XALIMANEWS-L’île de Grande Canarie, petit bout de terre espagnole de 1 500 km2, fait face à un important afflux de migrants, avec plus de 16 000 arrivées depuis le mois de janvier, six fois plus qu’en 2019. La traversée depuis les côtes ouest-africaines est si dangereuse que des centaines de migrants ont disparu en mer cette année. De nombreuses familles, sans nouvelle de leurs proches, sont à la recherche d’un père, d’un fils, d’un cousin, d’un frère.
Sarah Bettache n’a pas hésité une seconde. Cette Française d’origine marocaine a quitté son emploi de boulangère et son enfant d’un an et demi dès qu’elle a appris que son frère se trouvait à Grande Canarie, petit bout de terre espagnole perdu au milieu de l’océan Atlantique. Sans nouvelle de lui pendant 10 jours, elle a imaginé le pire.
« Mon petit frère m’a envoyé un message la semaine dernière pour me dire qu’il était aux Canaries. Je ne savais pas qu’il avait pris la mer depuis le Maroc sinon je l’aurais empêché de monter à bord d’une pirogue », explique la jeune femme de 27 ans, attablée à la terrasse d’un café, tout près du port d’Arguineguin où est retenu son frère depuis son arrivée.
Sarah l’a cherché partout, a remué ciel et terre pour entrer en contact avec lui. « J’ai appelé la Croix-Rouge, la police, les garde-côtes espagnols mais personne n’a pu m’aider. »
« Je voulais le prendre dans mes bras mais la police ne m’a pas laissé l’approcher »

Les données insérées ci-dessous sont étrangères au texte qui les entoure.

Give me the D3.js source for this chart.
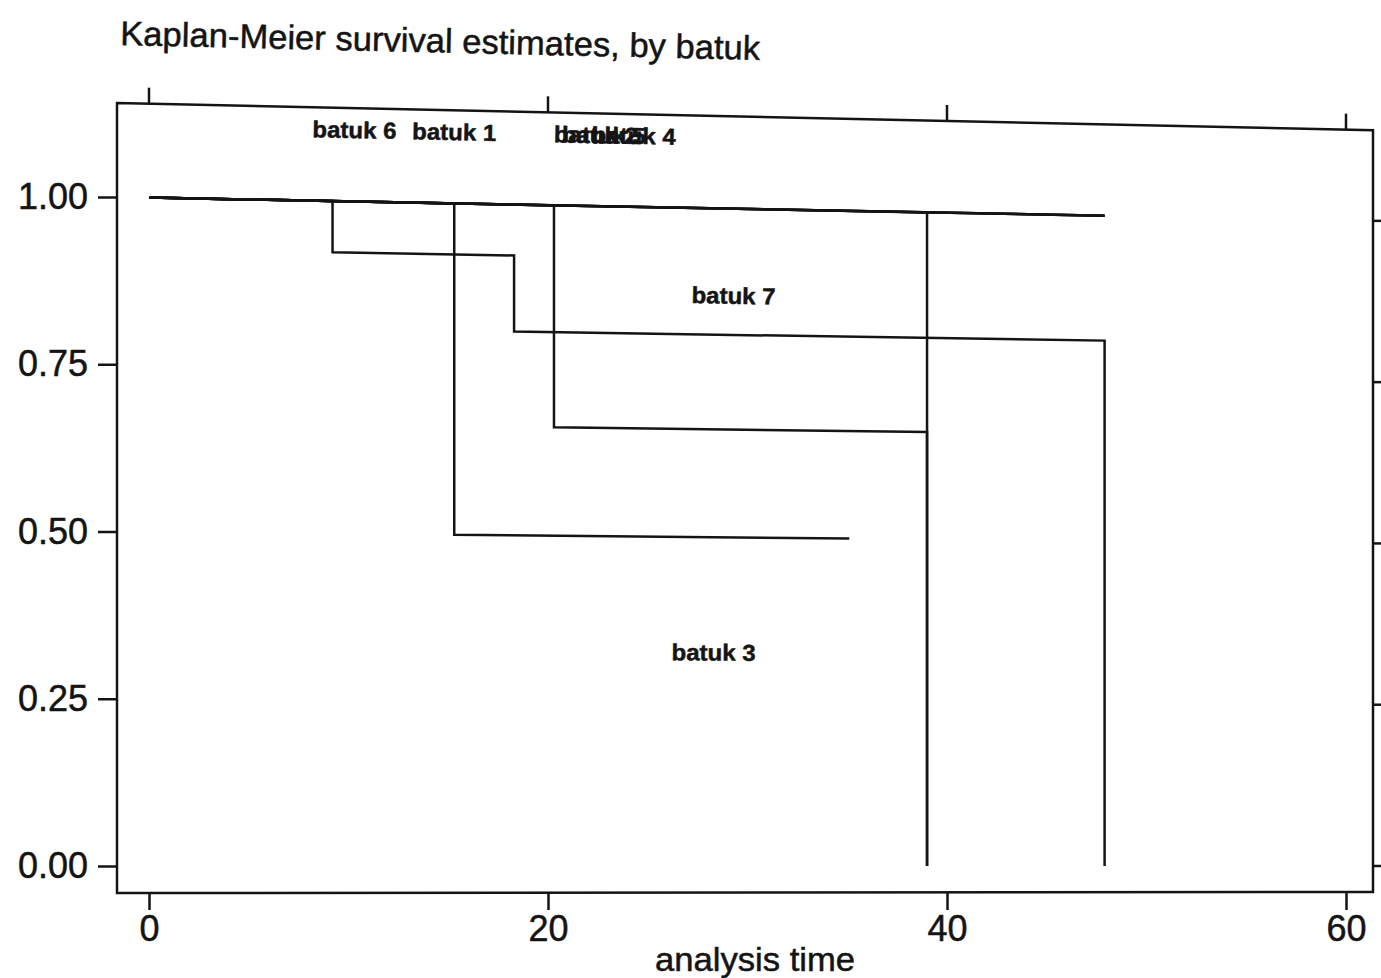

Désespérée, elle se rend au port et montre la photo de son frère de 19 ans à un membre de la Croix-Rouge, qui gère les lieux. Les policiers la repoussent mais Sarah refuse de partir. « Le bénévole est venu avec mon frère, j’ai pu le voir de loin », dit-elle, les mains tremblantes.
« Je ne peux pas expliquer ce que j’ai ressenti. Mon cœur battait à toute vitesse, des larmes coulaient le long de mes joues. J’ai eu envie de le prendre dans mes bras mais la police ne m’a pas laissé l’approcher », raconte Sarah qui ne compte pas quitter Grande Canarie sans son frère à ses côtés.
La femme de Mehdi* n’a pas eu cette chance. Depuis presque un mois, elle recherche son mari et son fils, montés sur un canot depuis les côtes marocaines en direction des Canaries. Jointe par téléphone, elle explique la voix tremblante qu’elle ne peut se rendre dans l’archipel espagnol, faute de visa. Depuis le Maroc, la jeune femme appelle régulièrement la Croix-Rouge et les garde-côtes mais personne ne sait où se trouvent ses proches.
Un migrant sur 24 meurt en tentant de rejoindre les Canaries
Comme elle, ils sont des centaines à se démener pour obtenir des informations sur un membre de leur famille disparu depuis leur départ des côtes ouest-africaines. « On reçoit quotidiennement des avis de recherche mais on ne peut malheureusement pas les aider », souffle Txema Santana, de la Commission espagnole d’aide aux réfugiés (CEAR).
Selon l’Organisation internationale des migrations (OIM), une personne sur 24 meurt sur la route en tentant d’atteindre les Canaries. D’après les chiffres officiels de l’agence onusienne, plus de 400 personnes sont décédées dans l’Océan Atlantique depuis le début de l’année.
Ils seraient en réalité bien plus nombreux, affirme Txema Santana. « Beaucoup de migrants meurent en mer sans qu’on ne soit au courant ».
Ceux dont le corps est retrouvé sont enterrés de manière anonyme dans une fosse commune du cimetière d’Aguimes, à l’est de Grande Canarie. Le 15 août, une pirogue est arrivée sur l’île avec à son bord 15 cadavres en décomposition. « Les morceaux de corps ont été mis dans des boîtes et insérer dans un grand mur blanc du même cimetière », précise encore Txema Santana. Une association africaine tente comme elle peut d’identifier les disparus mais la tâche s’avère difficile, tant les informations sont peu nombreuses.